When visibility is reduced, even the most diligent see-and-avoid tactics by the sharpest set of eyes may not be enough to stay safe. I wanted to know whether radar service might still be available, even after a controller says its been terminated. I contacted Scott Proudfoot, a safety representative of the National Air Traffic Controllers Association (NATCA), because I wanted to know what else I could do to mitigate the risk of running into a VFR aircraft while conducting instrument approaches to uncontrolled airports in marginal VFR weather conditions.

One of the first things I discovered has to do with the areas complicated geography, plus a radar systems geometry. Depending on where you are relative to ATCs radar antenna, the controller working your flight may or may not be able to see aircraft in the pattern at your destination airport. Radar coverage is line-of-sight, so the floor of coverage rises as you travel farther away from the antenna.

Proudfoot said that in my situation, the Potomac Tracon controller handling our flight into York would have been looking at data from the Baltimore radar antenna located more than 50 miles away and with coverage beginning at around 3500 feet above KTHV. A Harrisburg Approach controller, getting feed from an antenna located only about 20 miles away from KTHV, might have been able to see the Piper on radar but there is no way to know for sure.

I called the Harrisburg Tracon to ask about this. A controller there told me he can see aircraft at 1000 feet above KTHV, sometimes much lower if he happens to catch a departure on his scope.

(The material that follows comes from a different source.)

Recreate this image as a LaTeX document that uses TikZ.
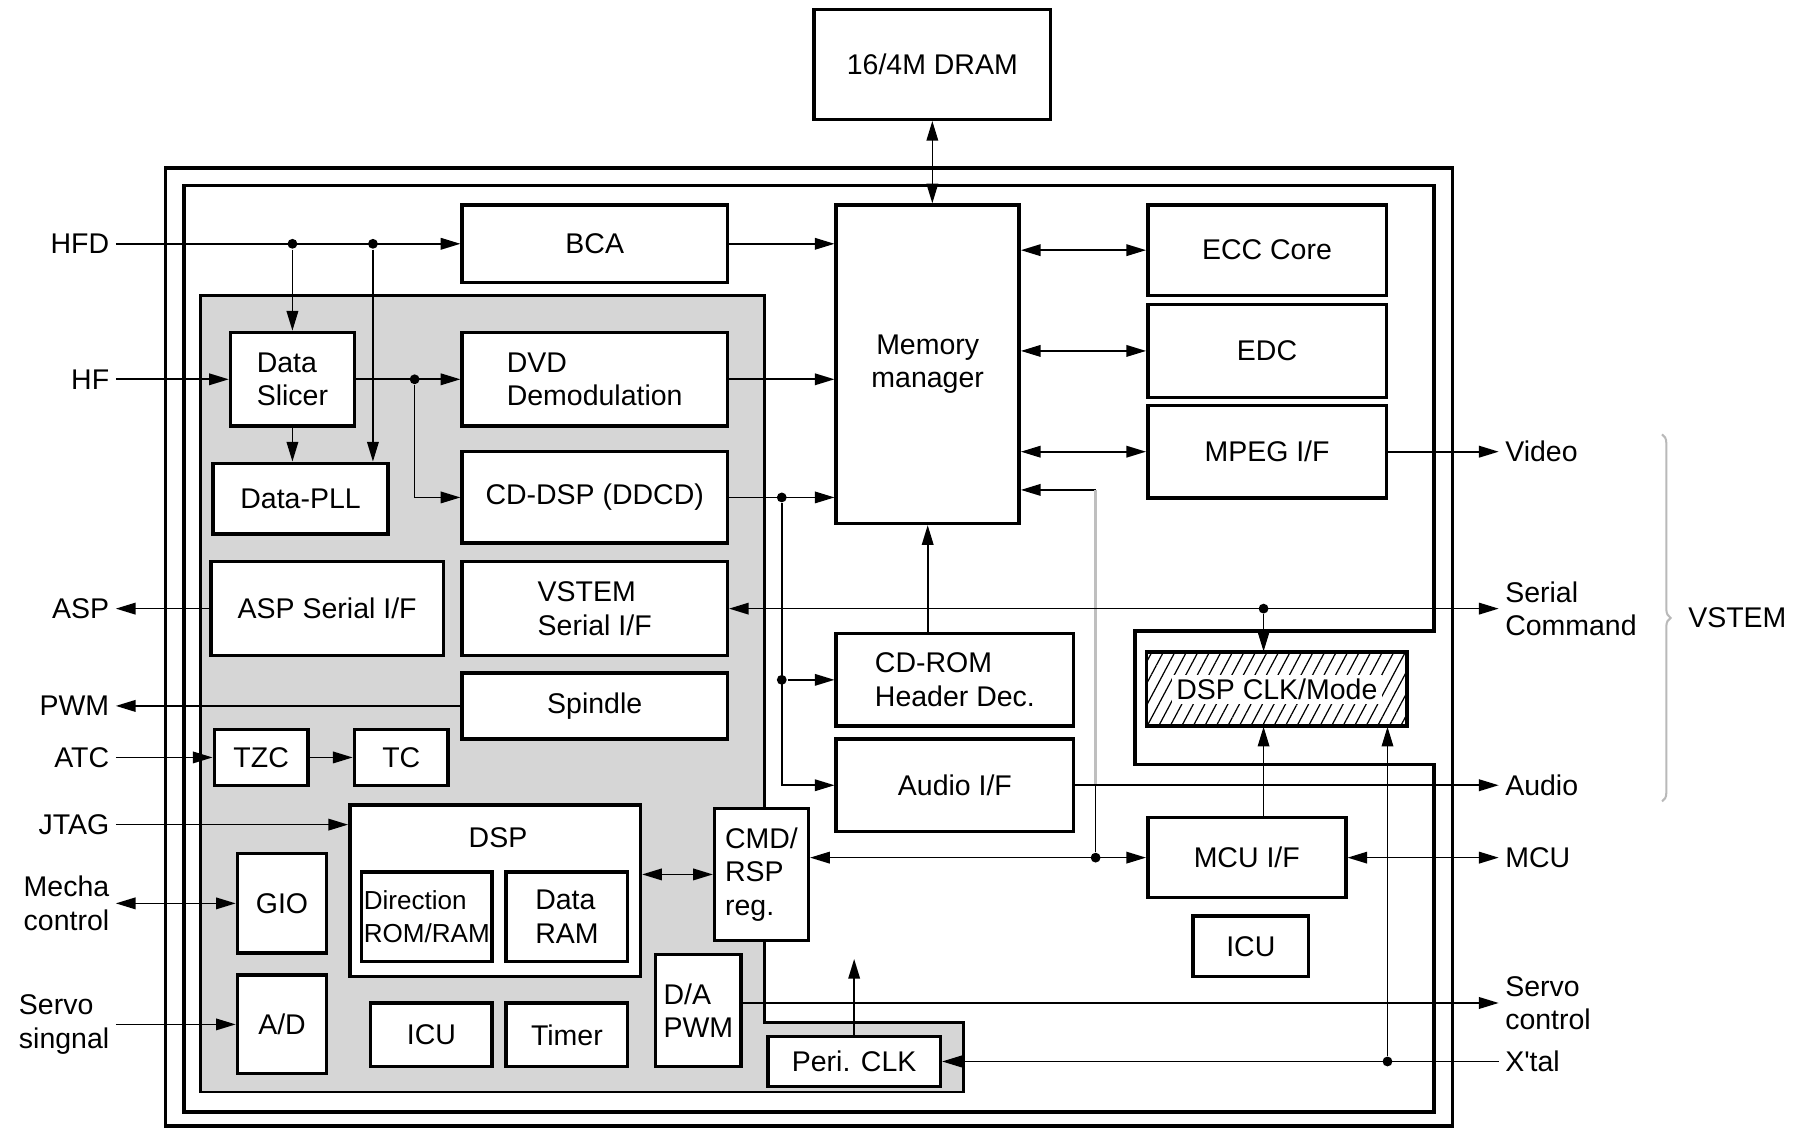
\documentclass[tikz,border=0pt]{standalone}
\usepackage{fontspec}
\setmainfont{Liberation Sans}
\usetikzlibrary{arrows.meta, patterns.meta, decorations.pathreplacing}
\definecolor{dspgray}{RGB}{214,214,214}
\newcommand{\blkfont}{\fontsize{14}{16.5}\selectfont}

\begin{document}
\begin{tikzpicture}[x=0.02cm, y=-0.02cm, >={Triangle[length=0.34cm,width=0.2cm]},
    line width=0.8pt, font=\blkfont,
    blk/.style={draw, line width=1.7pt, fill=white, inner sep=0pt},
    lft/.style={anchor=east, inner sep=0.1cm},
    rgt/.style={anchor=west, inner sep=0.1cm, align=left},
    dot/.style={circle, fill, inner sep=0pt, minimum size=0.17cm}]
\useasboundingbox (0,0) rectangle (1568,974);

% frames and DSP area
\draw[line width=1.8pt] (143,145) rectangle (1254,972);
\draw[line width=1.7pt] (159,160) -- (1238,160) -- (1238,545) -- (980,545) -- (980,660)
  -- (1238,660) -- (1238,960) -- (159,960) -- cycle;
\draw[line width=1.2pt, fill=dspgray] (173,255) -- (660,255) -- (660,883) -- (832,883)
  -- (832,943) -- (173,943) -- cycle;

% blocks
\node[blk, minimum width=4.08cm, minimum height=1.90cm] (dram) at (805,55.5) {16/4M DRAM};
\node[blk, minimum width=4.58cm, minimum height=1.34cm] (bca) at (513.5,210.5) {BCA};
\node[blk, minimum width=3.16cm, minimum height=5.50cm, align=center] (mm) at (801,314.5) {Memory\\manager};
\node[blk, minimum width=4.12cm, minimum height=1.56cm] (ecc) at (1094,216) {ECC Core};
\node[blk, minimum width=4.12cm, minimum height=1.60cm] (edc) at (1094,303) {EDC};
\node[blk, minimum width=4.12cm, minimum height=1.60cm] (mpeg) at (1094,390) {MPEG I/F};
\node[blk, minimum width=2.14cm, minimum height=1.62cm, align=left] (slicer) at (252.5,327.5) {Data\\Slicer};
\node[blk, minimum width=4.58cm, minimum height=1.62cm, align=left] (dvd) at (513.5,327.5) {DVD\\Demodulation};
\node[blk, minimum width=3.02cm, minimum height=1.22cm] (pll) at (259.5,430.5) {Data-PLL};
\node[blk, minimum width=4.58cm, minimum height=1.58cm] (cddsp) at (513.5,429.5) {CD-DSP (DDCD)};
\node[blk, minimum width=4.02cm, minimum height=1.62cm] (aspif) at (282.5,525.5) {ASP Serial I/F};
\node[blk, minimum width=4.58cm, minimum height=1.62cm, align=left] (vstemif) at (513.5,525.5) {VSTEM\\Serial I/F};
\node[blk, minimum width=4.58cm, minimum height=1.14cm] (spindle) at (513.5,609.5) {Spindle};
\node[blk, minimum width=1.62cm, minimum height=0.96cm] (tzc) at (225.5,654) {TZC};
\node[blk, minimum width=1.62cm, minimum height=0.96cm] (tc) at (346.5,654) {TC};
\node[blk, minimum width=5.02cm, minimum height=2.96cm] (dsp) at (427.5,769) {};
\node (dsptitle) at (430,723) {DSP};
\node[blk, minimum width=2.26cm, minimum height=1.54cm, align=left,
  font=\fontsize{12.8}{16.5}\selectfont] (dirrom) at (368.5,791.5) {Direction\\ROM/RAM};
\node[blk, minimum width=2.10cm, minimum height=1.54cm, align=left] (dataram) at (489.5,791.5) {Data\\RAM};
\node[blk, minimum width=1.54cm, minimum height=1.72cm] (gio) at (243.5,780) {GIO};
\node[blk, minimum width=1.54cm, minimum height=1.70cm] (ad) at (243.5,884.5) {A/D};
\node[blk, minimum width=2.10cm, minimum height=1.10cm] (icul) at (372.5,893.5) {ICU};
\node[blk, minimum width=2.10cm, minimum height=1.10cm] (timer) at (489.5,893.5) {Timer};
\node[blk, minimum width=1.48cm, minimum height=1.94cm, align=left] (dapwm) at (603,872.5) {D/A\\PWM};
\node[blk, minimum width=1.62cm, minimum height=2.28cm, align=left] (cmd) at (657.5,755) {CMD/\\RSP\\reg.};
\node[blk, minimum width=2.98cm, minimum height=0.86cm] (peri) at (737.5,916.5) {Peri. CLK};
\node[blk, minimum width=4.10cm, minimum height=1.60cm, align=left] (cdrom) at (824.5,587) {CD-ROM\\Header Dec.};
\node[blk, minimum width=4.10cm, minimum height=1.60cm] (audioif) at (824.5,678) {Audio I/F};
\node[blk, minimum width=4.50cm, minimum height=1.28cm, preaction={fill=white},
  pattern={Lines[angle=62, distance=5pt, line width=0.6pt]}] (dspclk) at (1102.5,595) {};
\node[fill=white, inner sep=2pt] (dspclktxt) at (dspclk) {DSP CLK/Mode};
\node[blk, minimum width=3.42cm, minimum height=1.38cm] (mcuif) at (1076.5,740.5) {MCU I/F};
\node[blk, minimum width=2.00cm, minimum height=1.04cm] (icur) at (1080,817) {ICU};

% pins
\node[lft] (hfd) at (100,210.5) {HFD};
\node[lft] (hf) at (100,327.5) {HF};
\node[lft] (asp) at (100,525.5) {ASP};
\node[lft] (pwm) at (100,609.5) {PWM};
\node[lft] (atc) at (100,654) {ATC};
\node[lft] (jtag) at (100,712) {JTAG};
\node[lft, align=right] (mecha) at (100,780) {Mecha\\control};
\node[lft, align=left] (servo) at (100,884.5) {Servo\\singnal};
\node[rgt] (video) at (1294,390) {Video};
\node[rgt] (serial) at (1294,525.5) {Serial\\Command};
\node[rgt] (audio) at (1294,678) {Audio};
\node[rgt] (mcu) at (1294,740.5) {MCU};
\node[rgt] (servoc) at (1294,866) {Servo\\control};
\node[rgt] (xtal) at (1294,916.5) {X\textquotesingle tal};
\node[rgt] (vstem) at (1452,533) {VSTEM};
\draw[gray!55, line width=1pt, decorate, decoration={brace, amplitude=0.15cm}]
  (1435,375) -- (1435,692);

% read channel
\coordinate (pllx) at (322,0);
\draw[->] (hfd.east) -- (hfd.east -| bca.west);
\node[dot] (j1) at (slicer.north |- hfd.east) {};
\node[dot] (j2) at (pllx |- hfd.east) {};
\draw[->] (j1) -- (slicer.north);
\draw[->] (j2) -- (j2 |- pll.north);
\draw[->] (hf.east) -- (hf.east -| slicer.west);
\draw[->] (slicer.south) -- (slicer.south |- pll.north);
\draw[->] (slicer.east) -- (dvd.west);
\node[dot] (j3) at (358,327.5) {};
\draw[->] (j3) |- (cddsp.west);

% into memory manager
\draw[->] (bca.east) -- (bca.east -| mm.west);
\draw[->] (dvd.east) -- (dvd.east -| mm.west);
\draw[->] (cddsp.east) -- (cddsp.east -| mm.west);
\node[dot] (j4) at (675,429.5) {};
\node[dot] (j5) at (j4 |- cdrom.west) {};
\draw[->] (j5) -- (cdrom.west);
\draw[->] (j4) |- (audioif.west);
\draw[->] (mm.south |- cdrom.north) -- (mm.south);
\draw[<->] (dram.south) -- (dram.south |- mm.north);
\draw[<->] (mm.east |- ecc.west) -- (ecc.west);
\draw[<->] (mm.east |- edc.west) -- (edc.west);
\draw[<->] (mm.east |- mpeg.west) -- (mpeg.west);
\draw[->] (mpeg.east) -- (mpeg.east -| video.west);

% host side
\coordinate (fbk) at (946,423);
\coordinate (clkx) at (1091,0);
\coordinate (xtx) at (1198,0);
\draw[->] (fbk) -- (fbk -| mm.east);
\draw[gray!50, line width=1.2pt] (fbk) -- (fbk |- audioif.east);
\draw[<->] (vstemif.east) -- (vstemif.east -| serial.west);
\node[dot] (j7) at (clkx |- vstemif.east) {};
\draw[->] (j7) -- (clkx |- dspclk.north);
\draw[->] (clkx |- mcuif.north) -- (clkx |- dspclk.south);
\draw[->] (audioif.east) -- (audioif.east -| audio.west);
\draw[<->] (cmd.east |- mcuif.west) -- (mcuif.west);
\node[dot] (j6) at (fbk |- mcuif.west) {};
\draw (fbk |- audioif.east) -- (j6);
\draw[<->] (mcuif.east) -- (mcuif.east -| mcu.west);
\draw[<->] (dsp.east |- cmd.west) -- (cmd.west);
\draw[->] (servoc.west -| dapwm.east) -- (servoc.west);
\draw[->] (xtal.west) -- (peri.east);
\node[dot] (j8) at (xtx |- xtal.west) {};
\draw[->] (j8) -- (xtx |- dspclk.south);
\coordinate (periup) at (737,828);
\draw[->] (peri.north) -- (peri.north |- periup);

% servo side
\draw[->] (aspif.west) -- (aspif.west -| asp.east);
\draw[->] (spindle.west) -- (spindle.west -| pwm.east);
\draw[->] (atc.east) -- (atc.east -| tzc.west);
\draw[->] (tzc) -- (tc);
\draw[->] (jtag.east) -- (jtag.east -| dsp.west);
\draw[<->] (mecha.east) -- (mecha.east -| gio.west);
\draw[->] (servo.east) -- (servo.east -| ad.west);
\end{tikzpicture}
\end{document}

However, he said that if he were handling an IFR arrival into York he might not call out known VFR traffic in the vicinity of the airport if the IFR aircraft was far enough away not to present a conflict.

Local Knowledge

Proudfoot said that controllers are not trained to know how low radar coverage exists in any given area, they just develop a sense of their territorys depth based on the altitudes at which they typically see aircraft appear onto, or disappear from, the scope. Ask two controllers how low their coverage is over the same airport and youll probably get two answers, based mostly on anecdotal evidence.

But, even that is better than not knowing at all. Knowing what I do now about the limitations of Potomacs radar coverage over KTHV, I might think twice next time about attempting this approach in similarly marginal VFR conditions. It would almost be better for it to be low IMC, with little risk of encountering a VFR aircraft in the soup, than to play Russian Roulette with scud runners. Or, I might ask Potomac for a handoff to Harrisburg which would handle the miss, anyway prior to Yorki to ask about any known traffic.

“I think pilots are trying to ask for services, but they are doing it in the wrong way,” Proudfoot said. While working at the Potomac Tracon, for example, hes observed experienced business jet crews waiting until theyre on short final to an uncontrolled airport to cancel IFR, because they incorrectly assume that by not canceling earlier, theyre avoiding conflicts with other VFR traffic at the airport. “The only thing youre doing by not canceling IFR is holding other IFR arrivals in the air.”

A Technology “Fix”

Technology exists that could eliminate some of this guesswork and potentially allow neighboring ATC facilities, such as Potomac and Harrisburg, to overlay their coverages in order to see aircraft at much lower altitudes from farther away. Mosaic, or multi-sensor radar, combines radar input from up to 16 sites into a single picture on a controllers scope. Most ARTCC facilities use mosaic radar, but it has yet to be implemented at the approach or terminal level, where separation requirements are tighter.

Jim McAllister, a controller and NATCA representative at the Potomac Tracon, was on the team that worked to develop mosaic radar for terminal use back in 2001. “We discovered that the mosaic functionality was pretty much written into the code that Lockheed Martin was building into the ARTS [Automated Radar Terminal System] program,” he said. So, the FAA commissioned a study to gauge the safety margins provided by mosaic radar versus ASR-9 radar in the terminal environment. What they found was that while the accuracy of a targets position was better in some cases with mosaic radar, sometimes it was not.

For example, a “cone of silence” exists directly above a radar antenna, much as it does over a Vortac, which also uses line-of-sight signals. In the current system at Potomac Tracon, an aircraft about to pass through this cone is handed off to the next controller, whose radar coverage overlaps. In this area over a radar antenna, mosaic would allow a controller to patch in data from several other radar sites. However, a controller would have no way of knowing which antenna is picking up the target an antenna thats 10 miles away or one thats 50 miles away, and therefore less reliable at certain altitudes. For this reason, the FAA was willing to allow mosaic to be used in the terminal environment only if controllers increased required separation between aircraft from three to five miles, which they were not willing to do because it would have created unacceptable delays at the Washington areas three major airports.

McAllister said that mosaic is still installed at the Potomac Tracon in the current ARTS build, but controllers are prohibited from engaging it on operational radar displays. A live version of it is available in the Tracons maintenance area laboratory.

What To Do

Until technologies like mosaic radar or ADS-B are readily available, there are several things pilots can do to minimize the potential risks of encountering VFR aircraft in marginal weather conditions after a controller says, “radar service terminated.”

First, learn more about the limitations of ATC radar coverage at your destination airport by calling the relevant approach control facility. Second, ask the controller who issues you the approach clearance how low he or she can see traffic up ahead, and ask to stay on the frequency, receiving advisories until you get there. Finally, monitor the airports CTAF and, if possible, announce your position in the blind as you descend toward the runway. Someone just might hear you.